● **Material provided**:
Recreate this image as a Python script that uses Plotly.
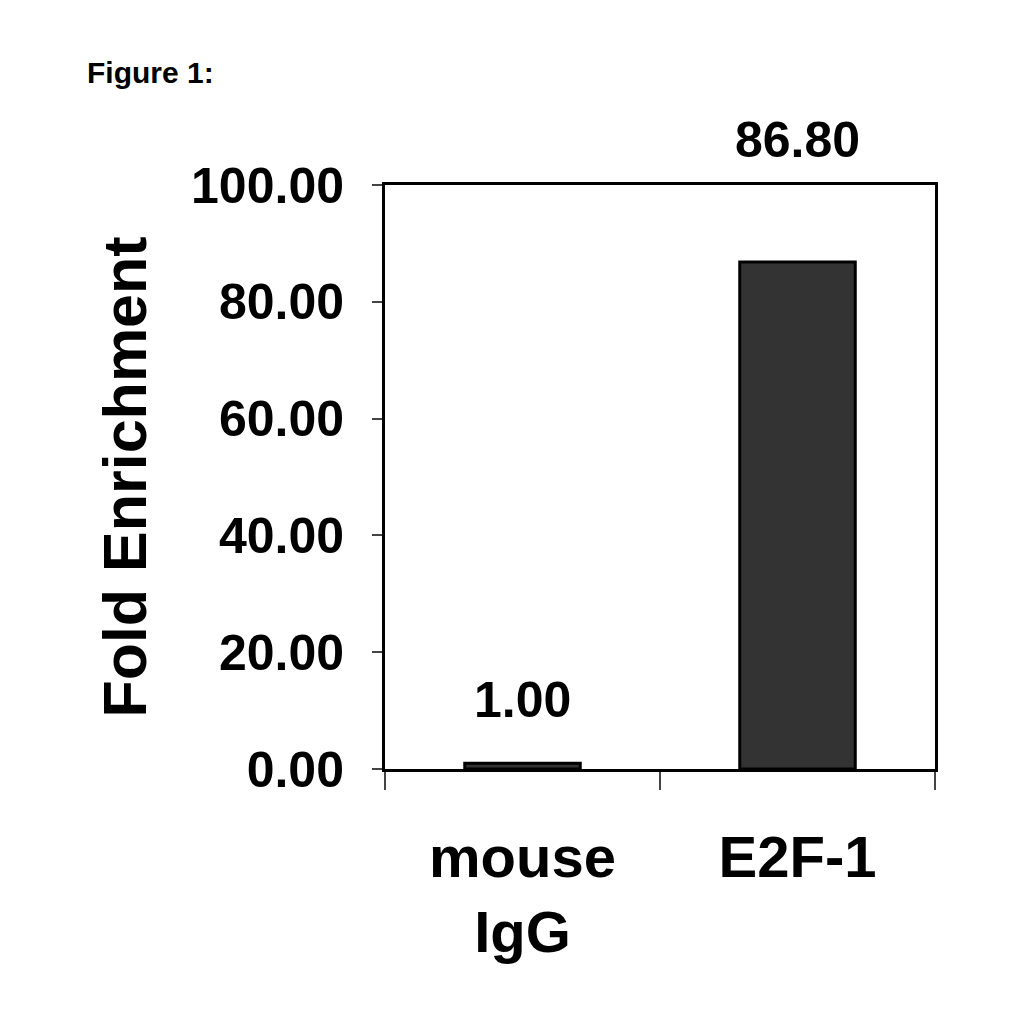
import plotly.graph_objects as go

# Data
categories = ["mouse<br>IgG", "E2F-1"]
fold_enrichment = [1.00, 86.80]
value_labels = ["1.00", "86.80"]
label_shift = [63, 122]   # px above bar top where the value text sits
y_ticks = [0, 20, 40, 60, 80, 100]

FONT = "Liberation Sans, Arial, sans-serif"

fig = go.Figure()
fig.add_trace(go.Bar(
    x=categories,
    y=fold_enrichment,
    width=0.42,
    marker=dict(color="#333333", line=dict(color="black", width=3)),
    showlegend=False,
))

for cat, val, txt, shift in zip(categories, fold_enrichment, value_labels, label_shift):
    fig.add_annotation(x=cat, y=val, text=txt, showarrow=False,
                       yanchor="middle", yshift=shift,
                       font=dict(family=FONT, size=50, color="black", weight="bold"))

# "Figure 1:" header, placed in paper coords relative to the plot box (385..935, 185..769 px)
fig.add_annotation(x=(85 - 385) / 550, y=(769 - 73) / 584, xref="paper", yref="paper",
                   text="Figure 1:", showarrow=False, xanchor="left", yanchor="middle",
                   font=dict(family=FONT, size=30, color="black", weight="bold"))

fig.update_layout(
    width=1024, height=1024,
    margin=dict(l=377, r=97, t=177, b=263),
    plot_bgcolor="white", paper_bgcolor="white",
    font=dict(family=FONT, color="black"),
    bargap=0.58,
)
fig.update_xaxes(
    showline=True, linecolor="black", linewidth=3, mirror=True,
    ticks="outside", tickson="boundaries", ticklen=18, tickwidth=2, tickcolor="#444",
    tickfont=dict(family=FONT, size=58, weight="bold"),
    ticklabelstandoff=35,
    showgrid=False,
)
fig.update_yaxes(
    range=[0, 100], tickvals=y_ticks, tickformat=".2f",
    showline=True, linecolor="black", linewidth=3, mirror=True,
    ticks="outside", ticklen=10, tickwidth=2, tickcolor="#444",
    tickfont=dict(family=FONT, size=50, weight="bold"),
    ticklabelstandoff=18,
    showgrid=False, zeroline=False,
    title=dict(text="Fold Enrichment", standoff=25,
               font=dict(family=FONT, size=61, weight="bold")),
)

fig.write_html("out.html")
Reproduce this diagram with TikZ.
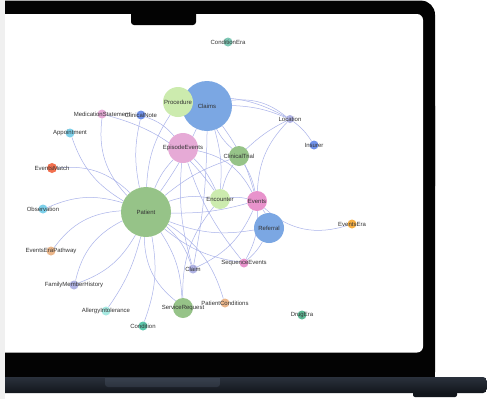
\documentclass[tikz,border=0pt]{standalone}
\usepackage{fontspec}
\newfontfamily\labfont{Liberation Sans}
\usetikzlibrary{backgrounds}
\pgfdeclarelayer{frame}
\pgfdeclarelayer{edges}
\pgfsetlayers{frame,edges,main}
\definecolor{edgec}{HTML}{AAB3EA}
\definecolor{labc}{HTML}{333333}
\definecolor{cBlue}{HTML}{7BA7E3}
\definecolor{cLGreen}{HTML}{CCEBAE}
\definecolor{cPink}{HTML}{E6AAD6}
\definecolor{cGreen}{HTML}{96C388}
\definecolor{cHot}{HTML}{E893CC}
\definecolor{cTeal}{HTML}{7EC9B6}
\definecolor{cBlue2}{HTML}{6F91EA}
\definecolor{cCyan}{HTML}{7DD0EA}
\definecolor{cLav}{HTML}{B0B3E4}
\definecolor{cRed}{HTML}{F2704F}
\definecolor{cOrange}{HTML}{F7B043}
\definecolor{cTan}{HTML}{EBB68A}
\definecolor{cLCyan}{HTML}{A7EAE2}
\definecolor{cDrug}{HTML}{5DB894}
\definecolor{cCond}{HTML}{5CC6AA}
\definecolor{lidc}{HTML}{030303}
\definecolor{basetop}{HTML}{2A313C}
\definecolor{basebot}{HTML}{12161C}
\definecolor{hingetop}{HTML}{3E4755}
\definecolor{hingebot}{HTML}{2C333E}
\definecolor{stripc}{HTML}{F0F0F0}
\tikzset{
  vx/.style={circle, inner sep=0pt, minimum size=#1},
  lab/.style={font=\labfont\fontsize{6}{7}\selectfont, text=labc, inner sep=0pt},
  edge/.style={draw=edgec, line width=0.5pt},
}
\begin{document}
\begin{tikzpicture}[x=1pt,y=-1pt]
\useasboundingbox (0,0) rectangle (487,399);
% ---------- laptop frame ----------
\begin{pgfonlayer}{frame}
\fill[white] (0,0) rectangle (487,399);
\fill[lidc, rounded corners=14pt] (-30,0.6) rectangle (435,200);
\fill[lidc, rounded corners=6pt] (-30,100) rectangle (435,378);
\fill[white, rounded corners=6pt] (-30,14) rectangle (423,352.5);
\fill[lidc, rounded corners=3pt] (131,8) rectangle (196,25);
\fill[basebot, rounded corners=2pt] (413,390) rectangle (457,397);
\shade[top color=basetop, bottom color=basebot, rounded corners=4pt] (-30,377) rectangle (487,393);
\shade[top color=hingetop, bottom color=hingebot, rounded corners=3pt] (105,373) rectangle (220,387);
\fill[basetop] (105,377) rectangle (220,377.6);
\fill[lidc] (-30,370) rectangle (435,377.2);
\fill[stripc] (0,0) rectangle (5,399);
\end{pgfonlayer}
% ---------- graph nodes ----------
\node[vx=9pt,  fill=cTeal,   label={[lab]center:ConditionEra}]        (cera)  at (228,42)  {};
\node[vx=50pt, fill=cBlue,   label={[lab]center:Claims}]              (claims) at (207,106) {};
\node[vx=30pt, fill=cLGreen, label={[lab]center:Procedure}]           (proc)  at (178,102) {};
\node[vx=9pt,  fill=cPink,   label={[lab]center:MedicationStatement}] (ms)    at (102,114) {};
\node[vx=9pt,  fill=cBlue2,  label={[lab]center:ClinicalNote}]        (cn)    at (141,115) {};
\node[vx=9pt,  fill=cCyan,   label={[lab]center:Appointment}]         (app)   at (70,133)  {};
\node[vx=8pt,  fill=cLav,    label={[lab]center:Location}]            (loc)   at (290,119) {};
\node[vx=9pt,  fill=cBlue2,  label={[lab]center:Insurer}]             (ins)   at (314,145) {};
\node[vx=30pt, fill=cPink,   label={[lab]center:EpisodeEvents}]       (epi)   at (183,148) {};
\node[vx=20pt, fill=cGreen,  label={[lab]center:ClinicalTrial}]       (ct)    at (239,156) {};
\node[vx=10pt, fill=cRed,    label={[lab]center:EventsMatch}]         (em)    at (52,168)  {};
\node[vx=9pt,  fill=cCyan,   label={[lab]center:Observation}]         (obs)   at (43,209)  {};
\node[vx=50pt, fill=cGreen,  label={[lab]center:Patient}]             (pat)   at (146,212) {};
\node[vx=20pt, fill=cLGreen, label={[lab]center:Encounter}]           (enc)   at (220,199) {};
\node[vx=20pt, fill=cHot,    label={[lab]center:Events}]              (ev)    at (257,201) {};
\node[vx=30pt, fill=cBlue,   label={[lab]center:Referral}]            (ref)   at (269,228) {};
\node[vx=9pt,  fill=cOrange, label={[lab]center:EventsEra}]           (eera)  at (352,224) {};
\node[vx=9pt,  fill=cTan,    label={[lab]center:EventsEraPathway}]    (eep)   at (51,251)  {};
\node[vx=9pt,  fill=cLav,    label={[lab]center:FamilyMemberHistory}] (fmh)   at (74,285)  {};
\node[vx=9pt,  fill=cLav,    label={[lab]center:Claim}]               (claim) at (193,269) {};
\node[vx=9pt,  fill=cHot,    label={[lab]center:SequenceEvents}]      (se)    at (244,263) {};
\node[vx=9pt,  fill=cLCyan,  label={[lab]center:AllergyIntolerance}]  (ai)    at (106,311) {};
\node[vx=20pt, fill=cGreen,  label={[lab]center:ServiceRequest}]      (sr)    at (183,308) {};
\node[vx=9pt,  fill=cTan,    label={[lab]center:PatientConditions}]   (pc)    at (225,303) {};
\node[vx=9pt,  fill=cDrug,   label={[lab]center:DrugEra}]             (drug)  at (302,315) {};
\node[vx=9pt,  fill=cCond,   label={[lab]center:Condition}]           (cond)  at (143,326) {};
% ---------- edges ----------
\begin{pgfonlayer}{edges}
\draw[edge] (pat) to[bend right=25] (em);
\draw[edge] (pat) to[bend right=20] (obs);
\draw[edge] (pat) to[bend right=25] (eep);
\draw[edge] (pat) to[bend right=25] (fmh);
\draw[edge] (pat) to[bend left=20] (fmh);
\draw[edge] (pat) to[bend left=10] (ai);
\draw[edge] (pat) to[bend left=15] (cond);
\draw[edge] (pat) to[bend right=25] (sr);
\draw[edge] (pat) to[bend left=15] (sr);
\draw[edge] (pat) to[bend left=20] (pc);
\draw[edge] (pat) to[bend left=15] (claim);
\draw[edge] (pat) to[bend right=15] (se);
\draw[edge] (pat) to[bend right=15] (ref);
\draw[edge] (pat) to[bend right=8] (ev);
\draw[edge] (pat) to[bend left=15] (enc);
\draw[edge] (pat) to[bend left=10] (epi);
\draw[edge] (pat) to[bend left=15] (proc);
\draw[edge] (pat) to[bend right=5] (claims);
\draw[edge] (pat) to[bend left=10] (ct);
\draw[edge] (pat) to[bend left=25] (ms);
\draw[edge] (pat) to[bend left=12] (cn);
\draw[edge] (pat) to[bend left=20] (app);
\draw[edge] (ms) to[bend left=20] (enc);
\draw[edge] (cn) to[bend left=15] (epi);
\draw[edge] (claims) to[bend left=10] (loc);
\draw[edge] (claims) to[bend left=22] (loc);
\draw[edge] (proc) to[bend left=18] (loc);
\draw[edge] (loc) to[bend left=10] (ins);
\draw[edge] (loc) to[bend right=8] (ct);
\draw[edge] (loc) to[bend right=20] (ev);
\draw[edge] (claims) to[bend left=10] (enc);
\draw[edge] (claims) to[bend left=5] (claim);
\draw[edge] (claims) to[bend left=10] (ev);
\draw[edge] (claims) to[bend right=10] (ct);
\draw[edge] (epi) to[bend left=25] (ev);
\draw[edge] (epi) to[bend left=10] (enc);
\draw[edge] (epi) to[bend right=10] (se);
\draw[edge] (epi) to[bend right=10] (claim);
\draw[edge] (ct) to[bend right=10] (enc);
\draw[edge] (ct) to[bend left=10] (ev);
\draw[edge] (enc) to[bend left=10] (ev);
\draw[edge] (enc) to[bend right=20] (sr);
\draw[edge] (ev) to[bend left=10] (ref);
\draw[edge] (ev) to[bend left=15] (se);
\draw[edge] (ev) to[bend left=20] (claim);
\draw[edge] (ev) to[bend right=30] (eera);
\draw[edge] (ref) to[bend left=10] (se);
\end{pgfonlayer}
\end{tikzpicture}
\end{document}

● **Given exercise**:
Track down all lines above with the string "this" and copy them.

● **Solution to the problem**:
Recreate this image as a Python script that uses Plotly.
Reproduce this diagram with TikZ.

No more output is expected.